__WHAT TO PRODUCE__: Can you write out every line from the start of the records below through the line containing "8.75, 10.0, 10.6]", leaving out any pictures?

__GIVEN RECORDS__:

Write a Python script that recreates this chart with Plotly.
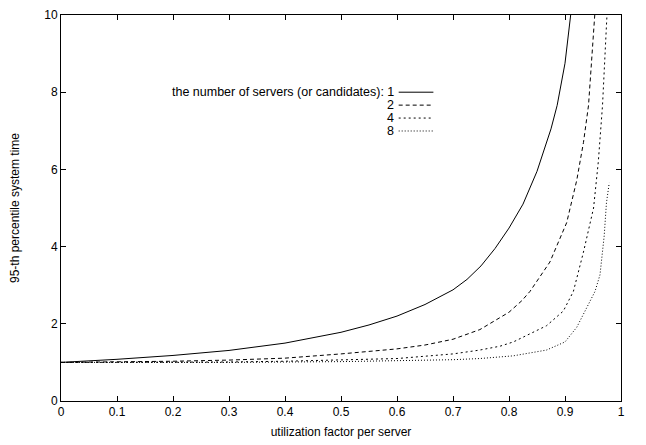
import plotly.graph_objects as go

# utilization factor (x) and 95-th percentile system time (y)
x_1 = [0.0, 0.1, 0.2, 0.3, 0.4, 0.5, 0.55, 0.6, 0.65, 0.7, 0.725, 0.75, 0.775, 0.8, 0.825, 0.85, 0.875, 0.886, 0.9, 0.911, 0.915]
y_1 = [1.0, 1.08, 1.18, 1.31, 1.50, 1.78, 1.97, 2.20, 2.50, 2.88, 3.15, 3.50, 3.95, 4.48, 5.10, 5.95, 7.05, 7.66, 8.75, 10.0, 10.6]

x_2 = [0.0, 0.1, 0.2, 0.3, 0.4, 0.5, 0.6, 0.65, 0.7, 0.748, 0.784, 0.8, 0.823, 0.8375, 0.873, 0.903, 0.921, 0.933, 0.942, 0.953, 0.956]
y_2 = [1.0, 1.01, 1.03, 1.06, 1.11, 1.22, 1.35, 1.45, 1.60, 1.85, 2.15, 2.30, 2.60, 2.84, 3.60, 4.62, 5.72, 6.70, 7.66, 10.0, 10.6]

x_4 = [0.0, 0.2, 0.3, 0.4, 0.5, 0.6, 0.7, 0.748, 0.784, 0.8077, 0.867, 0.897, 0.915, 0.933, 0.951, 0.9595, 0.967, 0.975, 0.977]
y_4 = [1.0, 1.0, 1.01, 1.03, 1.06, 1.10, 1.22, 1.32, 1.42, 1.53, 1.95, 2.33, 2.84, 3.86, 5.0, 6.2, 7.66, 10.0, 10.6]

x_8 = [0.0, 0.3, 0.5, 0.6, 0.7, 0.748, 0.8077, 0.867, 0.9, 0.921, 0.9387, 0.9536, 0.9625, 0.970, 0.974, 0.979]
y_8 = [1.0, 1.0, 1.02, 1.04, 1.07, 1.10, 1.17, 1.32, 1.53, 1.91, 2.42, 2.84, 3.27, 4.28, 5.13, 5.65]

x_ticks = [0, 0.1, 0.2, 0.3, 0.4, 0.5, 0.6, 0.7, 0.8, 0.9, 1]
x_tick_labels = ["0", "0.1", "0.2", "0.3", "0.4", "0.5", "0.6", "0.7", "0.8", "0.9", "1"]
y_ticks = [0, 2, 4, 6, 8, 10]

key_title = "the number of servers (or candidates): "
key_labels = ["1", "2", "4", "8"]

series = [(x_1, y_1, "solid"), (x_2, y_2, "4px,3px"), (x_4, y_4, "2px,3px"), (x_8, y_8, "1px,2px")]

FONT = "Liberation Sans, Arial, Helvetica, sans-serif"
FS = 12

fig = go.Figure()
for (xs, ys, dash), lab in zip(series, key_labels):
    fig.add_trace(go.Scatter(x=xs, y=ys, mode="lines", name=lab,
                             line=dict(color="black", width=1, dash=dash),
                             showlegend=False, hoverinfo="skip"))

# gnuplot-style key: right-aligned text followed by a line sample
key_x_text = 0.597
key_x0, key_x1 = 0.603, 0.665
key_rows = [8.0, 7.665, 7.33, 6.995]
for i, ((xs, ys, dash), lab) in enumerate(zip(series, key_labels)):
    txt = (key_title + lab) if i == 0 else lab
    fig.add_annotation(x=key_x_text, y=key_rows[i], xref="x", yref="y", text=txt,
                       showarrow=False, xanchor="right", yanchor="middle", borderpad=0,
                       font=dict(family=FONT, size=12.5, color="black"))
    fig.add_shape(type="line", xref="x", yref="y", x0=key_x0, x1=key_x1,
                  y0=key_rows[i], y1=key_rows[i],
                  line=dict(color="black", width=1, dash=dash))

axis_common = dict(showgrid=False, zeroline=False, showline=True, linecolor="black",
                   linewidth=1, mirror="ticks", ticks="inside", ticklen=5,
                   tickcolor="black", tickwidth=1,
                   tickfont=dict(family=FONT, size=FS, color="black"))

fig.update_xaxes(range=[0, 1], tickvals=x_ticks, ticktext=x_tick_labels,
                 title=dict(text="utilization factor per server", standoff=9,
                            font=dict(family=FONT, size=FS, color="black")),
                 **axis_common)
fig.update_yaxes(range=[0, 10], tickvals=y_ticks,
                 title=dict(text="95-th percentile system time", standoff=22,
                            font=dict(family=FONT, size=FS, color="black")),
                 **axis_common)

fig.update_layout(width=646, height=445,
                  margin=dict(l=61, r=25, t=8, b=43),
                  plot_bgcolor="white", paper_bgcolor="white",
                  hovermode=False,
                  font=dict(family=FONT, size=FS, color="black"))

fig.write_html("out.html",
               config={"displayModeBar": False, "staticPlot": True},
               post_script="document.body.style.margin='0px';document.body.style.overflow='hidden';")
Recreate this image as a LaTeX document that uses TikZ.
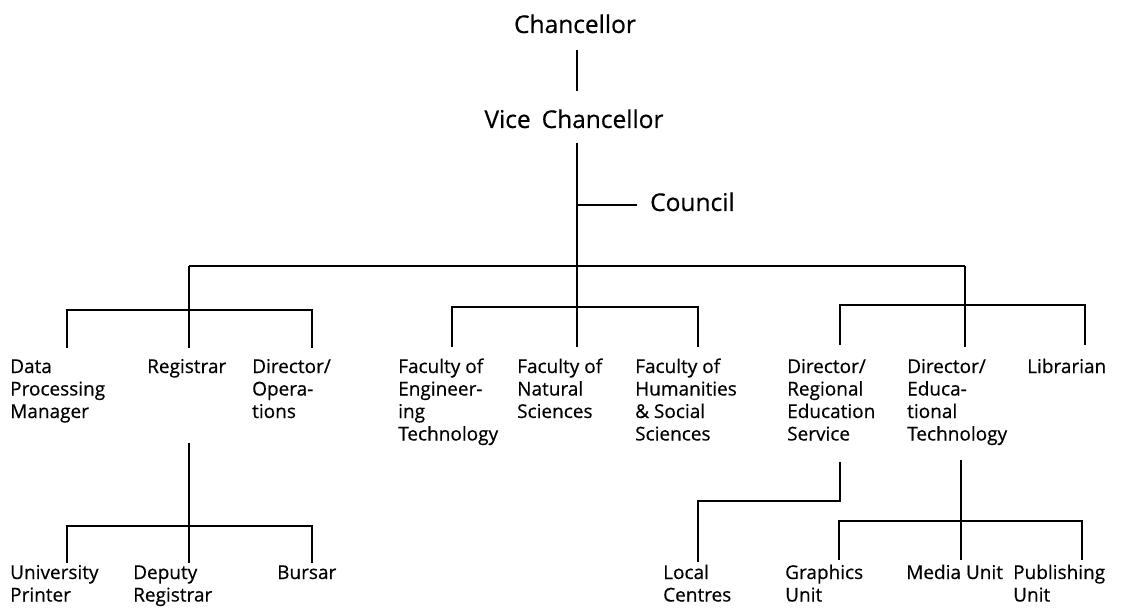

__RESPONSE TO THIS TASK__:
Write a Python script that recreates this chart with Plotly.
import plotly.graph_objects as go

# utilization factor (x) and 95-th percentile system time (y)
x_1 = [0.0, 0.1, 0.2, 0.3, 0.4, 0.5, 0.55, 0.6, 0.65, 0.7, 0.725, 0.75, 0.775, 0.8, 0.825, 0.85, 0.875, 0.886, 0.9, 0.911, 0.915]
y_1 = [1.0, 1.08, 1.18, 1.31, 1.50, 1.78, 1.97, 2.20, 2.50, 2.88, 3.15, 3.50, 3.95, 4.48, 5.10, 5.95, 7.05, 7.66, 8.75, 10.0, 10.6]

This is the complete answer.